Alternatively, one or more directors may be compensated for services performed for the organization which is quite common. If so, however, the nonprofit must have a sufficient number of other directors who can act as disinterested, independent board members in evaluating compensation information. For example, if the founding director plans to constitute the board with his or her spouse and another family member, inherent conflicts exist precluding the requisite independence. But if the founding director recruits other directors who are not related through family or business (as the IRS defines such relationships), then the other directors presumably may make such compensation decision. The legal standard is what is fair to the organization and in its best interests (not necessarily what will please the founder), considering all the circumstances both financial and non-financial. 

5. What About the Donors?

Also key for nonprofit compensation are donors.
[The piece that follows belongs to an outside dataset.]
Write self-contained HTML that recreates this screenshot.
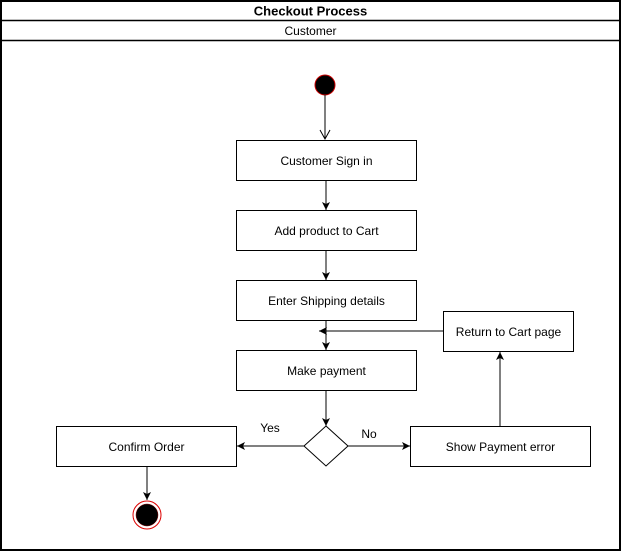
<!DOCTYPE html>
<html><head><meta charset="utf-8"><style>
html,body{margin:0;padding:0;background:#fff;width:621px;height:551px;overflow:hidden}
</style></head><body>
<svg width="621" height="551" xmlns="http://www.w3.org/2000/svg" font-family="Liberation Sans, Arial, sans-serif">
<defs>
<marker id="a" markerWidth="10" markerHeight="10" refX="8" refY="5" orient="auto" markerUnits="userSpaceOnUse">
<path d="M0,1 L8,5 L0,9 L2,5 Z" fill="#000"/>
</marker>
<marker id="o" markerWidth="12" markerHeight="12" refX="10" refY="6" orient="auto" markerUnits="userSpaceOnUse">
<path d="M1,1 L10,6 L1,11" fill="none" stroke="#000" stroke-width="1"/>
</marker>
</defs>
<rect x="1" y="1" width="619" height="549" fill="#fff" stroke="#000" stroke-width="2"/>
<line x1="1" y1="20.5" x2="620" y2="20.5" stroke="#000" stroke-width="1.5"/>
<line x1="1" y1="40.5" x2="620" y2="40.5" stroke="#000" stroke-width="1.5"/>
<text x="310.5" y="15.5" font-size="13" font-weight="bold" text-anchor="middle">Checkout Process</text>
<text x="310.5" y="35" font-size="12" text-anchor="middle">Customer</text>

<circle cx="325" cy="85" r="10" fill="#000" stroke="#c00" stroke-width="1"/>
<line x1="325" y1="95" x2="325" y2="139" stroke="#000" marker-end="url(#o)"/>

<g fill="#fff" stroke="#000" stroke-width="1">
<rect x="236.5" y="140.5" width="180" height="40"/>
<rect x="236.5" y="210.5" width="180" height="40"/>
<rect x="236.5" y="280.5" width="180" height="40"/>
<rect x="236.5" y="350.5" width="180" height="40"/>
<rect x="443.5" y="311.5" width="130" height="40"/>
<rect x="56.5" y="426.5" width="180" height="40"/>
<rect x="410.5" y="426.5" width="180" height="40"/>
<path d="M326,426 L348,446 L326,466 L304,446 Z"/>
</g>
<g font-size="12" text-anchor="middle">
<text x="326.5" y="165">Customer Sign in</text>
<text x="326.5" y="235">Add product to Cart</text>
<text x="326.5" y="305">Enter Shipping details</text>
<text x="326.5" y="375">Make payment</text>
<text x="508.5" y="336">Return to Cart page</text>
<text x="146.5" y="451">Confirm Order</text>
<text x="500.5" y="451">Show Payment error</text>
<text x="270" y="432">Yes</text>
<text x="369" y="438">No</text>
</g>
<g stroke="#000" stroke-width="1" fill="none">
<line x1="326" y1="181" x2="326" y2="210" marker-end="url(#a)"/>
<line x1="326" y1="251" x2="326" y2="280" marker-end="url(#a)"/>
<line x1="326" y1="321" x2="326" y2="350" marker-end="url(#a)"/>
<line x1="443" y1="331" x2="319" y2="331" marker-end="url(#a)"/>
<line x1="326" y1="391" x2="326" y2="426" marker-end="url(#a)"/>
<line x1="304" y1="446" x2="237" y2="446" marker-end="url(#a)"/>
<line x1="348" y1="446" x2="410" y2="446" marker-end="url(#a)"/>
<line x1="500" y1="426" x2="500" y2="352" marker-end="url(#a)"/>
<line x1="147" y1="467" x2="147" y2="500" marker-end="url(#a)"/>
</g>
<circle cx="147" cy="515" r="14" fill="#fff" stroke="#d00" stroke-width="1"/>
<circle cx="147" cy="515" r="11" fill="#000" stroke="#800" stroke-width="0.5"/>
</svg>
</body></html>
How will it look to donors if the organization’s executive director or other employees receive a high salary, and especially relative to the overall revenues of the organization? The Wall Street Journal article questioned one nonprofit ministry whose top two leaders earned $4 million in compensation of the organization’s total annual revenue of $8 million. What impact does such compensation, once known, have on donors to the ministry? Will they be less inclined to give? These considerations are not inconsequential, as a nonprofit organization remains continually accountable to its donors – particularly as its financial data remains easily accessible through its publicly available Form 990 returns.